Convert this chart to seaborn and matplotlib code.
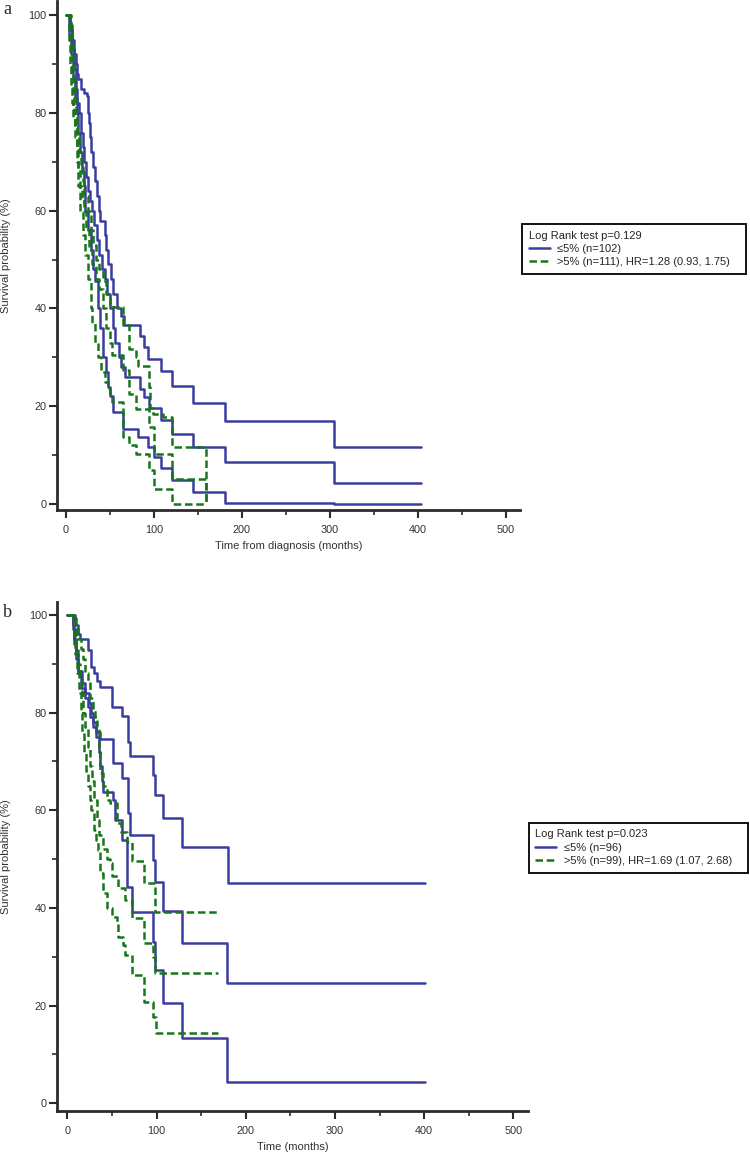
import pandas as pd
import seaborn as sns
import matplotlib.pyplot as plt
from matplotlib.lines import Line2D

# ---- panel a: time from diagnosis ----
a_blue_up_t = [0, 3, 5, 7, 9, 11, 13, 14, 17, 20, 24, 25, 26, 27, 29, 31, 33, 35, 37, 38.6, 44.3, 46, 48, 51, 54, 58, 63, 66, 84, 89, 93.6, 108, 121, 144, 181, 305, 403]
a_blue_up_s = [100, 100, 98, 95, 92, 90, 88, 87, 85, 84, 83.5, 80, 78, 75, 72, 69, 66, 63, 60, 58, 55, 52, 49, 46, 43, 40, 38.5, 36.7, 34.3, 32.1, 29.7, 27.2, 24.1, 20.7, 17.0, 11.7, 11.7]
a_blue_km_t = [0, 3, 5, 7, 9, 11, 13, 15, 17, 19, 21, 23, 25, 27, 30, 32, 35, 38, 41, 44, 47, 50, 53, 56, 60, 63, 66.8, 84, 89, 94.7, 108, 121, 144, 181, 305, 403]
a_blue_km_s = [100, 100, 97, 93, 89, 85, 82, 80, 76, 73, 70, 67, 64, 62, 60, 57, 54, 51, 48, 46, 43, 40, 36, 33, 30, 28, 26, 23.6, 21.9, 19.7, 17.1, 14.4, 11.7, 8.6, 4.4, 4.4]
a_blue_lo_t = [0, 3, 4, 6, 8, 10, 12, 14, 16, 18, 20, 22, 25, 28, 31, 33, 36.7, 39, 42, 45, 48, 50, 53.8, 65, 82, 93.6, 100, 108, 120, 144, 181, 305, 403]
a_blue_lo_s = [100, 100, 96, 92, 87, 83, 80, 76, 72, 68, 65, 60, 56, 52, 48, 45.7, 40, 36, 30, 27, 24, 22, 18.8, 15.4, 13.7, 11.6, 9.7, 7.3, 4.9, 2.4, 0.3, 0.1, 0.1]

a_green_up_t = [0, 5, 6, 7, 8, 9, 10, 11, 13, 15, 17, 19, 21, 25, 28, 31, 34, 38, 42, 46, 50, 53.8, 65, 72, 79.5, 82, 94.7, 96, 99, 110, 120.5, 159]
a_green_up_s = [100, 100, 97, 94, 90, 87, 84, 80, 76, 72, 69, 66, 63, 60, 56, 53, 50, 48, 45.7, 43, 41, 40.3, 36.7, 31.8, 30.1, 28.2, 24, 19.7, 18.5, 17.8, 11.7, 0]
a_green_km_t = [0, 4, 5, 6, 7, 8, 9, 10, 12, 14, 16, 18, 20, 23, 26, 30, 34, 38, 42, 46, 50, 52, 64.5, 72, 80, 94, 100, 120.5, 159]
a_green_km_s = [100, 100, 96, 92, 88, 84, 80, 77, 73, 69, 65, 62, 60, 56, 52, 49, 46, 44, 40, 36, 33, 30.4, 27.5, 22.6, 19.5, 15.8, 10.3, 5.2, 0]
a_green_lo_t = [0, 3, 4, 5, 6, 7, 8, 10, 12, 14, 16, 19, 22, 25, 28, 30, 33, 36, 40, 44, 48, 50, 52.6, 64.5, 72, 80, 94, 100, 120.5, 159]
a_green_lo_s = [100, 100, 95, 90, 86, 82, 79, 75, 70, 65, 60, 55, 51, 46, 40, 37, 33, 30, 27, 25, 23.5, 22.6, 20.9, 13.7, 12, 10.2, 6.9, 3.0, 0, 0]

# ---- panel b: time ----
b_blue_up_t = [0, 6, 9, 12, 14.2, 23.5, 27, 30, 33, 36.7, 49.6, 61, 68.4, 70.3, 95.7, 98.3, 107.6, 128.2, 179.8, 401]
b_blue_up_s = [100, 100, 98, 96, 95, 92.8, 89.4, 88, 86.5, 85.3, 81.2, 79.2, 74, 71, 67.2, 63.1, 58.4, 52.5, 45.0, 45.0]
b_blue_km_t = [0, 4, 6, 8, 10, 12.3, 17, 20, 24, 27, 29, 32, 36.7, 51.6, 61, 68.4, 70.3, 96.5, 98.3, 107.6, 128.2, 179.4, 401]
b_blue_km_s = [100, 100, 98, 95, 92, 88.4, 86, 84, 82, 80, 78, 76, 74.5, 69.6, 66.5, 59.4, 55.0, 49.8, 45.3, 39.4, 32.9, 24.7, 24.7]
b_blue_lo_t = [0, 4, 6, 8, 10, 12.3, 15, 19.8, 23.5, 26, 29, 32, 35, 37, 38.5, 40.4, 51.6, 53.5, 61, 67.3, 72.2, 96.5, 98.3, 107.6, 128.2, 179.4, 401]
b_blue_lo_s = [100, 100, 97, 94, 91, 88, 85, 82.9, 81.2, 79, 77, 75, 72, 69, 66, 63.8, 62, 58, 53.9, 44.2, 39.2, 33.1, 27.2, 20.6, 13.3, 4.4, 4.4]

b_green_up_t = [0, 8, 10, 12, 15, 18, 20, 23, 26, 29, 31, 33, 35, 36.7, 40, 44.2, 47.9, 55.4, 60, 66.6, 72.2, 86, 98.3, 169.3]
b_green_up_s = [100, 100, 97, 95, 93, 91, 88, 86, 83, 81, 79, 77, 72, 67.6, 65, 62.1, 61.4, 57.3, 55.5, 53.4, 49.6, 45.05, 39.1, 39.1]
b_green_km_t = [0, 6, 8, 10, 12, 14, 16, 18, 20, 23, 26, 28, 30, 33, 36, 40, 44, 47.9, 50, 57.2, 64.7, 72.2, 86, 96, 98.3, 169.3]
b_green_km_s = [100, 100, 97, 93, 90, 87, 84, 80, 77, 73, 69, 66, 62, 58, 55, 52, 50, 49.1, 46.5, 44, 41.6, 37.9, 32.8, 30, 26.7, 26.7]
b_green_lo_t = [0, 5, 7, 9, 11, 13, 15, 17, 19, 21, 23, 25, 27, 30, 32, 34.8, 36.7, 40.4, 44.2, 49.8, 55.4, 57.2, 62.8, 64.7, 72.2, 86, 96.4, 99, 169.3]
b_green_lo_s = [100, 100, 96, 92, 88, 84, 80, 76, 72, 68, 65, 62, 60, 56, 54, 51.9, 47.1, 43, 39.9, 38.2, 36.5, 34.1, 32.4, 30.4, 26.3, 20.8, 17.7, 14.3, 14.3]

BLUE = '#3a3d9e'
GREEN = '#17761a'
AXC = '#2b2b2b'

sns.set_style('ticks')
plt.rcParams['font.family'] = ['Liberation Sans', 'DejaVu Sans']

fig = plt.figure(figsize=(7.5, 11.53), dpi=100)
ax_a = fig.add_axes([0.076, 0.5577, 0.6173, 0.4414])
ax_b = fig.add_axes([0.0764, 0.0367, 0.6271, 0.4415])


def draw_curves(ax, blue, green):
    for t, s in blue:
        df = pd.DataFrame({'t': t, 's': s})
        sns.lineplot(data=df, x='t', y='s', ax=ax, estimator=None, sort=False,
                     drawstyle='steps-post', color=BLUE, lw=1.8)
    for t, s in green:
        df = pd.DataFrame({'t': t, 's': s})
        sns.lineplot(data=df, x='t', y='s', ax=ax, estimator=None, sort=False,
                     drawstyle='steps-post', color=GREEN, lw=1.8, dashes=(3, 1.5))


def style_axes(ax, xlim, ylim, xlabel):
    ax.set_xlim(*xlim)
    ax.set_ylim(*ylim)
    sns.despine(ax=ax)
    for side in ['left', 'bottom']:
        ax.spines[side].set_linewidth(2.0)
        ax.spines[side].set_color(AXC)
    ax.set_xticks([0, 100, 200, 300, 400, 500])
    ax.set_xticks([50, 150, 250, 350, 450], minor=True)
    ax.set_yticks([0, 20, 40, 60, 80, 100])
    ax.set_yticks([10, 30, 50, 70, 90], minor=True)
    ax.tick_params(which='major', length=6, width=1.5, color=AXC, labelsize=7.8, labelcolor='#333333')
    ax.tick_params(which='minor', length=3.5, width=1.2, color=AXC)
    ax.tick_params(axis='y', pad=1.5)
    ax.tick_params(axis='x', pad=5)
    ax.set_xlabel(xlabel, fontsize=8, color='#333333', labelpad=4)
    ax.set_ylabel('Survival probability (%)', fontsize=8, color='#333333')
    ax.yaxis.set_label_coords(-0.099, 0.5)


draw_curves(ax_a,
            [(a_blue_up_t, a_blue_up_s), (a_blue_km_t, a_blue_km_s), (a_blue_lo_t, a_blue_lo_s)],
            [(a_green_up_t, a_green_up_s), (a_green_km_t, a_green_km_s), (a_green_lo_t, a_green_lo_s)])
draw_curves(ax_b,
            [(b_blue_up_t, b_blue_up_s), (b_blue_km_t, b_blue_km_s), (b_blue_lo_t, b_blue_lo_s)],
            [(b_green_up_t, b_green_up_s), (b_green_km_t, b_green_km_s), (b_green_lo_t, b_green_lo_s)])

style_axes(ax_a, (-10.2, 516), (-1.22, 102.9), 'Time from diagnosis (months)')
style_axes(ax_b, (-11.2, 516), (-1.52, 102.7), 'Time (months)')


def add_legend(title, lab1, lab2, box):
    handles = [Line2D([], [], color=BLUE, lw=1.8),
               Line2D([], [], color=GREEN, lw=1.8, dashes=(3, 1.5))]
    leg = fig.legend(handles, [lab1, lab2], title=title, loc='upper left',
                     bbox_to_anchor=box, mode='expand', borderaxespad=0,
                     fontsize=8, title_fontsize=8, alignment='left',
                     fancybox=False, framealpha=1, edgecolor='black',
                     borderpad=0.6, labelspacing=0.3, handlelength=1.9,
                     handletextpad=0.66)
    leg.get_frame().set_linewidth(1.3)
    return leg


add_legend('Log Rank test p=0.129', '≤5% (n=102)', '>5% (n=111), HR=1.28 (0.93, 1.75)',
           (522 / 750, 1 - 274 / 1153, 224 / 750, 50 / 1153))
add_legend('Log Rank test p=0.023', '≤5% (n=96)', '>5% (n=99), HR=1.69 (1.07, 2.68)',
           (528.7 / 750, 1 - 872.7 / 1153, 219 / 750, 50 / 1153))

fig.text(0.004, 1 - 1 / 1153, 'a', fontsize=13, family='Liberation Serif', va='top')
fig.text(0.004, 1 - 616.7 / 1153, 'b', fontsize=13, family='Liberation Serif', va='baseline')

fig.savefig('out.png', dpi=100)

◇ ◇ ◇

_TASK INSTRUCTIONS_
Repeat only what lies between the start of the data and the end of the line containing "from matplotlib.lines import Line2D", exactly, with pictures left out.

_OUTPUT BELOW_
Convert this chart to seaborn and matplotlib code.
import pandas as pd
import seaborn as sns
import matplotlib.pyplot as plt
from matplotlib.lines import Line2D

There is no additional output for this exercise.